◆ **Data excerpt**:
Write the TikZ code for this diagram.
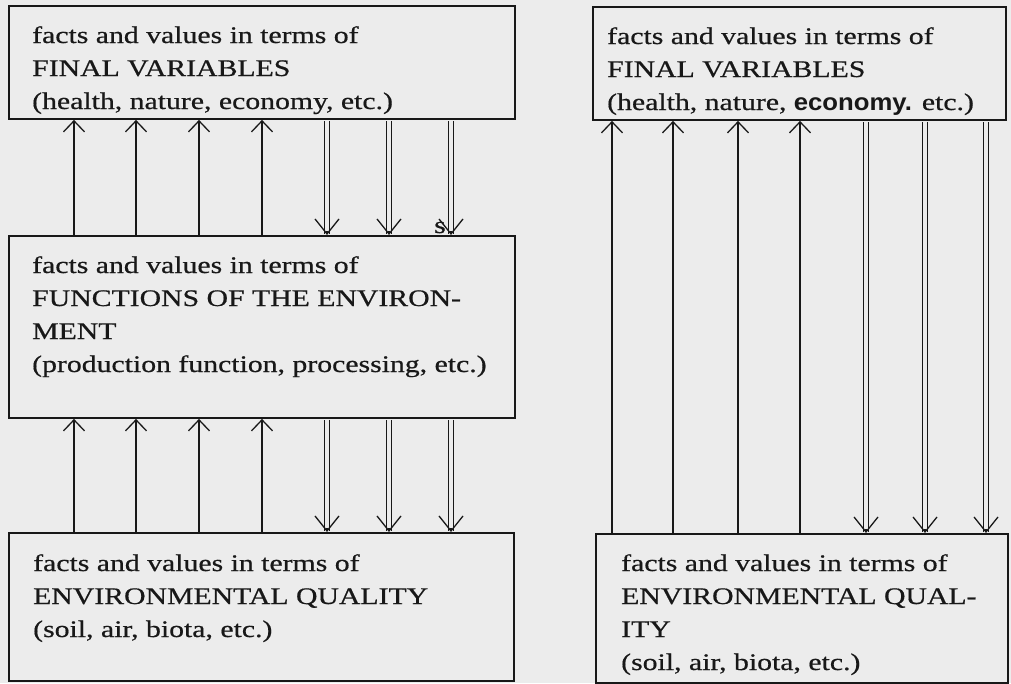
\documentclass[tikz,border=0pt]{standalone}
\usepackage{fontspec}
\setmainfont[FakeStretch=1.25, FakeBold=0.6]{Liberation Serif}
\newfontfamily\patchfont[FakeStretch=1.08]{Liberation Sans}
\usetikzlibrary{arrows.meta,calc}
\definecolor{paper}{RGB}{236,236,236}
\definecolor{ink}{RGB}{24,24,24}

\begin{document}
\begin{tikzpicture}[x=1pt,y=-1pt,
  box/.style={draw=ink, line width=1.9pt, fill=paper, rectangle,
              anchor=north west, inner sep=0pt},
  % anchored on the baseline of the last line of the text
  txt/.style={anchor=base west, align=left, inner sep=0pt, text=ink,
              font=\fontsize{23.8}{33}\selectfont},
  upline/.style={draw=ink, line width=1.3pt,
                 -{Straight Barb[length=11pt,width=21pt,line width=1.3pt]}},
  dline/.style={draw=ink, line width=1.2pt, double=paper, double distance=3.2pt,
                shorten <=1pt, shorten >=1pt},
  downtip/.style={draw=ink, line width=1.3pt,
                  -{Straight Barb[length=15pt,width=24pt,line width=1.3pt]}}
]
\useasboundingbox[fill=paper] (0,0) rectangle (1011,683);

% the five boxes
\node[box, minimum width=506pt, minimum height=113pt] (ftl) at (8,5) {};
\node[box, minimum width=413pt, minimum height=113pt] (ftr) at (592,6) {};
\node[box, minimum width=506pt, minimum height=182pt] (fel) at (8,235) {};
\node[box, minimum width=505pt, minimum height=148pt] (eql) at (8,532) {};
\node[box, minimum width=412pt, minimum height=149pt] (eqr) at (595,533) {};

% texts inside the boxes
\node[txt] (ftltext) at (32,109) {facts and values in terms of\\FINAL VARIABLES\\(health, nature, economy, etc.)};
\node[txt] (ftrtext) at (607,110) {facts and values in terms of\\FINAL VARIABLES\\(health, nature, {\patchfont\bfseries economy.} etc.)};
\node[txt] (feltext) at (32,372) {facts and values in terms of\\FUNCTIONS OF THE ENVIRON-\\MENT\\(production function, processing, etc.)};
\node[txt] (eqltext) at (33,637) {facts and values in terms of\\ENVIRONMENTAL QUALITY\\(soil, air, biota, etc.)};
\node[txt] (eqrtext) at (621,670) {facts and values in terms of\\ENVIRONMENTAL QUAL-\\ITY\\(soil, air, biota, etc.)};
\node[txt] (stray) at (434,233) {s};

% left column: single upward arrows
\foreach \x in {74,136,199,262} {
  \draw[upline] (fel.north -| \x,0) -- (ftl.south -| \x,0);
  \draw[upline] (eql.north -| \x,0) -- (fel.south -| \x,0);
}
% left column: double downward arrows
\foreach \x in {327,389,451} {
  \draw[dline] (ftl.south -| \x,0) -- (fel.north -| \x,0);
  \draw[downtip] ($(fel.north -| \x,0)+(0,-4)$) -- (fel.north -| \x,0);
  \draw[dline] (fel.south -| \x,0) -- (eql.north -| \x,0);
  \draw[downtip] ($(eql.north -| \x,0)+(0,-4)$) -- (eql.north -| \x,0);
}

% right column: single upward arrows
\foreach \x in {612,673,738,800} {
  \draw[upline] (eqr.north -| \x,0) -- (ftr.south -| \x,0);
}
% right column: double downward arrows
\foreach \x in {866,925,986} {
  \draw[dline] (ftr.south -| \x,0) -- (eqr.north -| \x,0);
  \draw[downtip] ($(eqr.north -| \x,0)+(0,-4)$) -- (eqr.north -| \x,0);
}
\end{tikzpicture}
\end{document}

◆ **Aim**: Write out every line above exactly as it is, leaving out the pictures.

◆ **Correct result**:
Write the TikZ code for this diagram.
\documentclass[tikz,border=0pt]{standalone}
\usepackage{fontspec}
\setmainfont[FakeStretch=1.25, FakeBold=0.6]{Liberation Serif}
\newfontfamily\patchfont[FakeStretch=1.08]{Liberation Sans}
\usetikzlibrary{arrows.meta,calc}
\definecolor{paper}{RGB}{236,236,236}
\definecolor{ink}{RGB}{24,24,24}

\begin{document}
\begin{tikzpicture}[x=1pt,y=-1pt,
  box/.style={draw=ink, line width=1.9pt, fill=paper, rectangle,
              anchor=north west, inner sep=0pt},
  % anchored on the baseline of the last line of the text
  txt/.style={anchor=base west, align=left, inner sep=0pt, text=ink,
              font=\fontsize{23.8}{33}\selectfont},
  upline/.style={draw=ink, line width=1.3pt,
                 -{Straight Barb[length=11pt,width=21pt,line width=1.3pt]}},
  dline/.style={draw=ink, line width=1.2pt, double=paper, double distance=3.2pt,
                shorten <=1pt, shorten >=1pt},
  downtip/.style={draw=ink, line width=1.3pt,
                  -{Straight Barb[length=15pt,width=24pt,line width=1.3pt]}}
]
\useasboundingbox[fill=paper] (0,0) rectangle (1011,683);

% the five boxes
\node[box, minimum width=506pt, minimum height=113pt] (ftl) at (8,5) {};
\node[box, minimum width=413pt, minimum height=113pt] (ftr) at (592,6) {};
\node[box, minimum width=506pt, minimum height=182pt] (fel) at (8,235) {};
\node[box, minimum width=505pt, minimum height=148pt] (eql) at (8,532) {};
\node[box, minimum width=412pt, minimum height=149pt] (eqr) at (595,533) {};

% texts inside the boxes
\node[txt] (ftltext) at (32,109) {facts and values in terms of\\FINAL VARIABLES\\(health, nature, economy, etc.)};
\node[txt] (ftrtext) at (607,110) {facts and values in terms of\\FINAL VARIABLES\\(health, nature, {\patchfont\bfseries economy.} etc.)};
\node[txt] (feltext) at (32,372) {facts and values in terms of\\FUNCTIONS OF THE ENVIRON-\\MENT\\(production function, processing, etc.)};
\node[txt] (eqltext) at (33,637) {facts and values in terms of\\ENVIRONMENTAL QUALITY\\(soil, air, biota, etc.)};
\node[txt] (eqrtext) at (621,670) {facts and values in terms of\\ENVIRONMENTAL QUAL-\\ITY\\(soil, air, biota, etc.)};
\node[txt] (stray) at (434,233) {s};

% left column: single upward arrows
\foreach \x in {74,136,199,262} {
  \draw[upline] (fel.north -| \x,0) -- (ftl.south -| \x,0);
  \draw[upline] (eql.north -| \x,0) -- (fel.south -| \x,0);
}
% left column: double downward arrows
\foreach \x in {327,389,451} {
  \draw[dline] (ftl.south -| \x,0) -- (fel.north -| \x,0);
  \draw[downtip] ($(fel.north -| \x,0)+(0,-4)$) -- (fel.north -| \x,0);
  \draw[dline] (fel.south -| \x,0) -- (eql.north -| \x,0);
  \draw[downtip] ($(eql.north -| \x,0)+(0,-4)$) -- (eql.north -| \x,0);
}

% right column: single upward arrows
\foreach \x in {612,673,738,800} {
  \draw[upline] (eqr.north -| \x,0) -- (ftr.south -| \x,0);
}
% right column: double downward arrows
\foreach \x in {866,925,986} {
  \draw[dline] (ftr.south -| \x,0) -- (eqr.north -| \x,0);
  \draw[downtip] ($(eqr.north -| \x,0)+(0,-4)$) -- (eqr.north -| \x,0);
}
\end{tikzpicture}
\end{document}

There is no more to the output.